Polio ist hierzulande fast in Vergessenheit geraten, seitdem ein Impfstoff mit abgeschwächten Viren die Erkrankung nahezu ausgerottet hat. Doch nun werden seit Monaten Polioviren im Abwasser mehrerer deutscher Städte gefunden. Welche Gefahr geht davon aus?
Wie das Robert Koch-Institut (RKI) berichtete, wurden in mehreren deutschen Städten Polio-Viren im Abwasser entdeckt. Die nachgewiesenen Erreger vom Typ cVDPV2 stammen von Impfviren, die sich im Laufe der Zeit so verändert haben, dass sie wieder pathogen sind – vor allem für Menschen mit unzureichendem Impfschutz. Nach Einschätzung des RKI erscheint es „zunehmend wahrscheinlicher, dass derzeit in Deutschland zumindest lokal begrenzt eine Übertragung von cVDPV2 stattfindet“. Begründet wird dies mit der langen Dauer des Geschehens – über erste auffällige Wasserproben wurde bereits Ende 2024 in einem Großteil der nun betroffenen Städte berichtet – und dem Nachweis von cVDPV2 an verschiedenen Standorten.

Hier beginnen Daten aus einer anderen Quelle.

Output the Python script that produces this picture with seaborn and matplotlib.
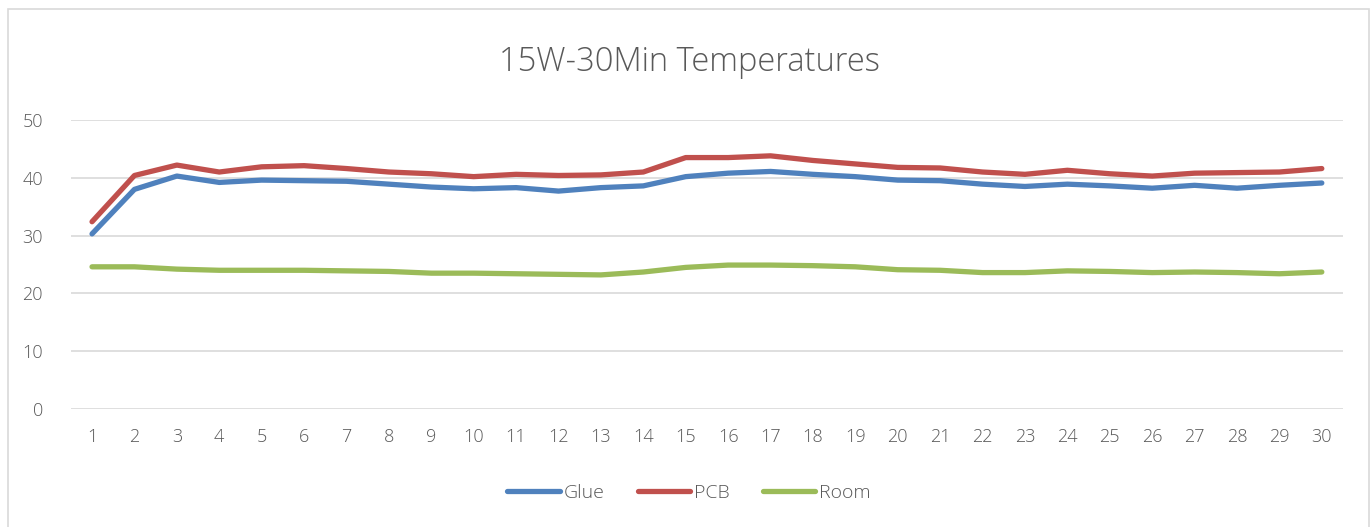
import matplotlib
matplotlib.use("Agg")
import matplotlib.pyplot as plt
from matplotlib.patches import Rectangle
import numpy as np
import pandas as pd
import seaborn as sns

minutes = list(range(1, 31))
glue = [30.3, 38.0, 40.3, 39.2, 39.6, 39.5, 39.4, 38.9, 38.4, 38.1,
        38.3, 37.7, 38.3, 38.6, 40.2, 40.8, 41.1, 40.6, 40.2, 39.6,
        39.5, 38.9, 38.5, 38.9, 38.6, 38.2, 38.7, 38.2, 38.7, 39.1]
pcb = [32.4, 40.4, 42.2, 41.0, 41.9, 42.1, 41.6, 41.0, 40.7, 40.2,
       40.6, 40.4, 40.5, 41.0, 43.5, 43.5, 43.8, 43.0, 42.4, 41.8,
       41.7, 41.0, 40.6, 41.3, 40.7, 40.3, 40.8, 40.9, 41.0, 41.6]
room = [24.6, 24.6, 24.2, 24.0, 24.0, 24.0, 23.9, 23.8, 23.5, 23.5,
        23.4, 23.3, 23.2, 23.7, 24.5, 24.9, 24.9, 24.8, 24.6, 24.1,
        24.0, 23.6, 23.6, 23.9, 23.8, 23.6, 23.7, 23.6, 23.4, 23.7]
series_names = ["Glue", "PCB", "Room"]
y_ticks = [0, 10, 20, 30, 40, 50]

palette = {"Glue": "#4F81BD", "PCB": "#C0504D", "Room": "#9BBB59"}
text_color = "#595959"
grid_color = "#D9D9D9"

df = pd.DataFrame({"minute": minutes, "Glue": glue, "PCB": pcb, "Room": room})
long_df = df.melt(id_vars="minute", value_vars=series_names,
                  var_name="series", value_name="temp")

sns.set_theme(style="white")
plt.rcParams["font.family"] = ["Open Sans", "DejaVu Sans"]
plt.rcParams["font.weight"] = "light"

fig = plt.figure(figsize=(13.7, 5.27), dpi=100)
ax = fig.add_axes([0.0517, 0.2239, 0.9286, 0.5484])

# chart area border like the spreadsheet frame
fig.patches.append(Rectangle((8 / 1370, -0.05), 1361 / 1370, 1.05 - 9 / 527,
                             transform=fig.transFigure, fill=False,
                             edgecolor=grid_color, linewidth=1.2))

sns.lineplot(data=long_df, x="minute", y="temp", hue="series",
             hue_order=series_names, palette=palette, linewidth=3.8,
             solid_capstyle="round", ax=ax, legend=False)

ax.set_xlim(0.5, 30.5)
ax.set_ylim(0, 50)
ax.set_yticks(y_ticks)
ax.set_xticks(minutes)
ax.set_xticklabels([str(m) for m in minutes])
ax.yaxis.grid(True, color=grid_color, linewidth=1.2)
ax.set_axisbelow(True)
for s in ax.spines.values():
    s.set_visible(False)
ax.tick_params(axis="both", length=0, labelsize=13, colors=text_color)
ax.tick_params(axis="y", pad=20)
ax.tick_params(axis="x", pad=14)
ax.set_xlabel("")
ax.set_ylabel("")

fig.text(0.503, 1 - 62 / 527, "15W-30Min Temperatures", ha="center",
         va="center", fontsize=23.5, color=text_color, fontweight="light")

handles = [plt.Line2D([], [], color=palette[n], linewidth=3.8,
                      solid_capstyle="round") for n in series_names]
leg = fig.legend(handles, series_names, loc="center", ncol=3,
                 bbox_to_anchor=(0.503, 1 - 493 / 527), frameon=False,
                 fontsize=14, handlelength=2.7, handletextpad=0.2,
                 columnspacing=1.7)
for t in leg.get_texts():
    t.set_color(text_color)

fig.savefig("out.png", dpi=100)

„Die jetzige Situation ist zwar ein Rückschlag, aber aufgrund der hohen Immunisierung in Deutschland muss keine Endemie befürchtet werden“, erklärt Prof. Dr. Uta Meyding-Lamadé, Mitglied der DGN-Kommission Neuroinfektiologie und stellvertretende Vorsitzende der Nationalen Poliokommission des RKI. „Allerdings müssen wir davon ausgehen, dass sich Kinder ohne Impfschutz sowie immungeschwächte Erwachsene ohne Impfschutz nun auch wieder in Deutschland mit Polioviren infizieren könnten.” Eine Infektion bedeutet zwar nicht automatisch eine Erkrankung, neurologische Folgen sind jedoch nicht ausgeschlossen.
Wichtig sei es, den Impfschutz von Kindern zu überprüfen, den die Kinderärztinnen und Kinderärzte ohnehin im Blick haben, aber es gebe immer wieder Fälle, in denen aus verschiedensten Gründen Impftermine nicht wahrgenommen werden und die Kinder nicht ausreichend geschützt seien. Ein besonderes Augenmerk müsse auf Kinder in und aus Krisengebieten gelegt werden, wo notwendige Impfungen oft nicht mehr durchgeführt werden können, betont Meyding-Lamadé.
Eine zweite gefährdete Gruppe sind Erwachsene, deren Immunkompetenz durch angeborene oder erworbene Störungen des Immunsystems oder durch die Einnahme von Immunsuppressiva eingeschränkt ist. Meyding-Lamadé betont, dass es keinen Grund zur Panik gibt, da sich Erwachsene sehr viel seltener infizieren und nur in Ausnahmefällen schwere Verläufe auftreten. Dennoch sollten Ungeimpfte dieser Risikogruppe eine Impfung in Erwägung ziehen und bereits geimpfte Personen sollten prüfen, wann die nächste Auffrischungsimpfung fällig ist.
Auch hier gilt: Regelmäßiges Händewaschen und Handdesinfektion minimieren das Übertragungsrisiko!